▶ [Goal of the exercise] Repeat the span of the entries below that starts at the line with "What React, TypeScript" and ends at the line with "const binWidth = 0.0465;", nothing more. Skip the pictures.

▶ [Source data]
◇ ◇ ◇ ◇

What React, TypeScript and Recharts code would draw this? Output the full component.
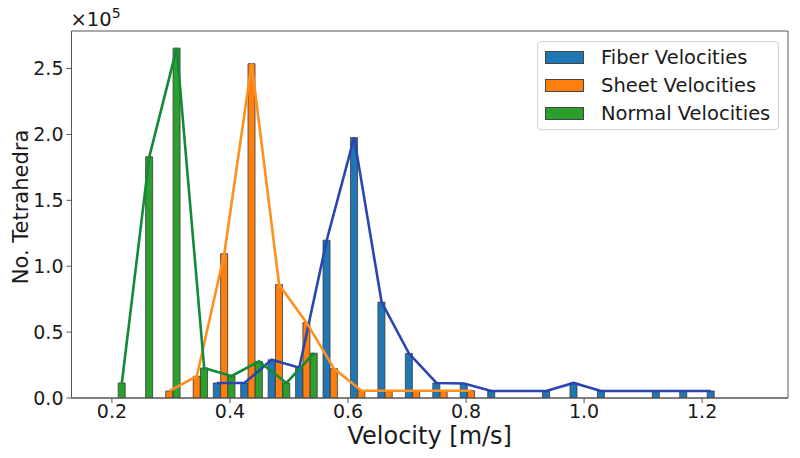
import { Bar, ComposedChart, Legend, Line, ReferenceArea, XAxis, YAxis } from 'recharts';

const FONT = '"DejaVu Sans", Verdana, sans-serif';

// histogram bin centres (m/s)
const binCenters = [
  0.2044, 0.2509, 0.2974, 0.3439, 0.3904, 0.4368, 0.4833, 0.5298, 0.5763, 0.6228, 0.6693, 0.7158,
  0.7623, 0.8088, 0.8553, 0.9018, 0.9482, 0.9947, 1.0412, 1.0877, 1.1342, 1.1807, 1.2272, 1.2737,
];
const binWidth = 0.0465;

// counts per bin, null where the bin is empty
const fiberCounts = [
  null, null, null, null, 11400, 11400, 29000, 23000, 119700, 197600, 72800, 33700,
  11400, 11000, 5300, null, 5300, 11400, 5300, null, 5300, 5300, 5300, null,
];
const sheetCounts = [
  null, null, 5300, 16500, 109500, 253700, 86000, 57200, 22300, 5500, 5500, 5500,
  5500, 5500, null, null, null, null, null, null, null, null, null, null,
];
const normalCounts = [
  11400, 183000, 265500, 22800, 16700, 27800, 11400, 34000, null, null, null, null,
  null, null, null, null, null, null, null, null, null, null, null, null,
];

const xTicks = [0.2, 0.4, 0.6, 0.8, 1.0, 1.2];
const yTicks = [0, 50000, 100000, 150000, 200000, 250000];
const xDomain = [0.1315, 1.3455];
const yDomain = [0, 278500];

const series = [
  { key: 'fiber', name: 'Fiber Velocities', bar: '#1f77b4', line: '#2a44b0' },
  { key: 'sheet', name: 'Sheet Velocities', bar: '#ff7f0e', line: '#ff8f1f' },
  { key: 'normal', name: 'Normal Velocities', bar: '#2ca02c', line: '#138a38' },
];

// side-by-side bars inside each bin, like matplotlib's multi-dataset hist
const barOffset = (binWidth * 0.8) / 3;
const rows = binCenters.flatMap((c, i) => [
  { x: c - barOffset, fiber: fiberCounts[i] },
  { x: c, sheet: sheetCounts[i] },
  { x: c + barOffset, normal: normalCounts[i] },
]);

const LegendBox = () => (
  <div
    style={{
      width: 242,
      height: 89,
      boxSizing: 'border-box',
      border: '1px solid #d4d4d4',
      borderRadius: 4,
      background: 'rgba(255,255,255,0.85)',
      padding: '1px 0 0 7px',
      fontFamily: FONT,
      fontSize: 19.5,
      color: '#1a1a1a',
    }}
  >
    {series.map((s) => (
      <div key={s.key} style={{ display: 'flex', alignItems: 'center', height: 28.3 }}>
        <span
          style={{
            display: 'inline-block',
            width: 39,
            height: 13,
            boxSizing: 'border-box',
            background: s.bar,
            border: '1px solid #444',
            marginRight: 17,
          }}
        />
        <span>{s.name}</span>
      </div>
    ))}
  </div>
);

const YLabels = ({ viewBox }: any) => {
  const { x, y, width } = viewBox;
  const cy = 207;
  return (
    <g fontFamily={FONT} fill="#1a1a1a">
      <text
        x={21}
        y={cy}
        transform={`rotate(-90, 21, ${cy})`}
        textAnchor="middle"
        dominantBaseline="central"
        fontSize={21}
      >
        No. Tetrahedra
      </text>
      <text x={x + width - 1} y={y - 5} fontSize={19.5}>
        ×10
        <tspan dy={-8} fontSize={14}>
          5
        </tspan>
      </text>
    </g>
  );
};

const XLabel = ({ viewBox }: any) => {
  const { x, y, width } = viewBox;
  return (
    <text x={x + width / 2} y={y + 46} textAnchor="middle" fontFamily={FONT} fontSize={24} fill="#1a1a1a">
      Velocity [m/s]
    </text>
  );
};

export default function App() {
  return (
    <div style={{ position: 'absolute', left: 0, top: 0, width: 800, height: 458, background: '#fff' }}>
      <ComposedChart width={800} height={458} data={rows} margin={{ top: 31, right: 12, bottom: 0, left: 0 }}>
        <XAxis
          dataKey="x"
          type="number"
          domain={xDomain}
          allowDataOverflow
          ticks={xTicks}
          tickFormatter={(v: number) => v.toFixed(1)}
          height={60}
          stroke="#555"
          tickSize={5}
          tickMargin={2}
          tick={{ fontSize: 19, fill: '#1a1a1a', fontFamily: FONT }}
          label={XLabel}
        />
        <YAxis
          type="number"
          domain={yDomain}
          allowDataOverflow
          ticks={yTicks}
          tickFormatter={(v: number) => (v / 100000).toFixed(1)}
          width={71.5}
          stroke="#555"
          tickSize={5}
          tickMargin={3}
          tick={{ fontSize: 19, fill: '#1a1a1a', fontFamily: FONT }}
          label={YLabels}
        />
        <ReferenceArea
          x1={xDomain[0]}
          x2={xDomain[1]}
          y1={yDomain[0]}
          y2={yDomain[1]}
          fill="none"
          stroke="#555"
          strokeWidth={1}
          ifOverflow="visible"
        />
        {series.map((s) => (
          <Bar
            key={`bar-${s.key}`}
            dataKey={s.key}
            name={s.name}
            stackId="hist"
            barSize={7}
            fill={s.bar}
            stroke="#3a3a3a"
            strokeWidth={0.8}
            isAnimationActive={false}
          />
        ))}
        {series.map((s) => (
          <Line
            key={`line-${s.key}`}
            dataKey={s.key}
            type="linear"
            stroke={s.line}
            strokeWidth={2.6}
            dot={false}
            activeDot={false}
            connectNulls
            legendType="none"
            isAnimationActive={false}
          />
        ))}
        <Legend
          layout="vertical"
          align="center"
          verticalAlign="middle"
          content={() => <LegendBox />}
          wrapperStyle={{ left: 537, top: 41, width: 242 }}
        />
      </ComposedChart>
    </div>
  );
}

◇ ◇ ◇ ◇

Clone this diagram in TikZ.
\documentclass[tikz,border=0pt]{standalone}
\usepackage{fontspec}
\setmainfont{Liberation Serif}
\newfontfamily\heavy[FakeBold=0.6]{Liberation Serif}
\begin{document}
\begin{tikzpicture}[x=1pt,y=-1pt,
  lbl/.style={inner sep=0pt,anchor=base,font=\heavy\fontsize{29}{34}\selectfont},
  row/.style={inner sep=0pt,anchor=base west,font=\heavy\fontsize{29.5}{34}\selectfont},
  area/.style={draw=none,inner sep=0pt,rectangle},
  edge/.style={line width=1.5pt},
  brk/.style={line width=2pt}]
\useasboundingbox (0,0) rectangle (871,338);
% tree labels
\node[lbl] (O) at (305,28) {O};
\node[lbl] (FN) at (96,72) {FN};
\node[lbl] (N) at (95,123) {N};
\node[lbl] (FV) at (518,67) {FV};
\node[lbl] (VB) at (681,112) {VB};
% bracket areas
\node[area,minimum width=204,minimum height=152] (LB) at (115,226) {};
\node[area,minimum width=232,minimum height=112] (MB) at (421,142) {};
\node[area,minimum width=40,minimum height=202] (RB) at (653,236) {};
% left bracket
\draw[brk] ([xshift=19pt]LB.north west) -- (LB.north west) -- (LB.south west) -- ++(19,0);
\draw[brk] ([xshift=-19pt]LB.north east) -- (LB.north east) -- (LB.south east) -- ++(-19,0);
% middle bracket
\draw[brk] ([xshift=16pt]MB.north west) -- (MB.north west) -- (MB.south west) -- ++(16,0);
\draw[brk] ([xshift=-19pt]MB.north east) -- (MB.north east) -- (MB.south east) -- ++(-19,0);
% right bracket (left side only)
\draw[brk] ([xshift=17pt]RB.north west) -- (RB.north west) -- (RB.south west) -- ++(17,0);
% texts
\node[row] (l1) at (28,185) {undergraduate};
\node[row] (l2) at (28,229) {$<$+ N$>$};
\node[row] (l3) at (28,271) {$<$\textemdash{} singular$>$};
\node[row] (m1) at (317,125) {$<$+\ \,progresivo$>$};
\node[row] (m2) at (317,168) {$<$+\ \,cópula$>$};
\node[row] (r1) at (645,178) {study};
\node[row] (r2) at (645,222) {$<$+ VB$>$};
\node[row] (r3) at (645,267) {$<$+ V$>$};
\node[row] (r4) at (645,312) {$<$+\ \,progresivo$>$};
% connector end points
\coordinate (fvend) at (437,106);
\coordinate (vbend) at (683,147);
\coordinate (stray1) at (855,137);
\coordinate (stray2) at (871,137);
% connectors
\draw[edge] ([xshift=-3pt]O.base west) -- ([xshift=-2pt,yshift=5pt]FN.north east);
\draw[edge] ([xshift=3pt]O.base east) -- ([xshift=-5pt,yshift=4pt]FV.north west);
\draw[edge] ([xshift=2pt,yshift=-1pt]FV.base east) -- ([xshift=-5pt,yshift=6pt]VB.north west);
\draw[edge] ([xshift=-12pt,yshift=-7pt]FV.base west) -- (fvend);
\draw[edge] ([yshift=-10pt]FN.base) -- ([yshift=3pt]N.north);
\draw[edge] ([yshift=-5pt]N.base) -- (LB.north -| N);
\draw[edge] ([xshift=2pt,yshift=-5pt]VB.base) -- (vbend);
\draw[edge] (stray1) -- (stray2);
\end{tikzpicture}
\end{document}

◇ ◇ ◇ ◇

▶ [Full answer]
What React, TypeScript and Recharts code would draw this? Output the full component.
import { Bar, ComposedChart, Legend, Line, ReferenceArea, XAxis, YAxis } from 'recharts';

const FONT = '"DejaVu Sans", Verdana, sans-serif';

// histogram bin centres (m/s)
const binCenters = [
  0.2044, 0.2509, 0.2974, 0.3439, 0.3904, 0.4368, 0.4833, 0.5298, 0.5763, 0.6228, 0.6693, 0.7158,
  0.7623, 0.8088, 0.8553, 0.9018, 0.9482, 0.9947, 1.0412, 1.0877, 1.1342, 1.1807, 1.2272, 1.2737,
];
const binWidth = 0.0465;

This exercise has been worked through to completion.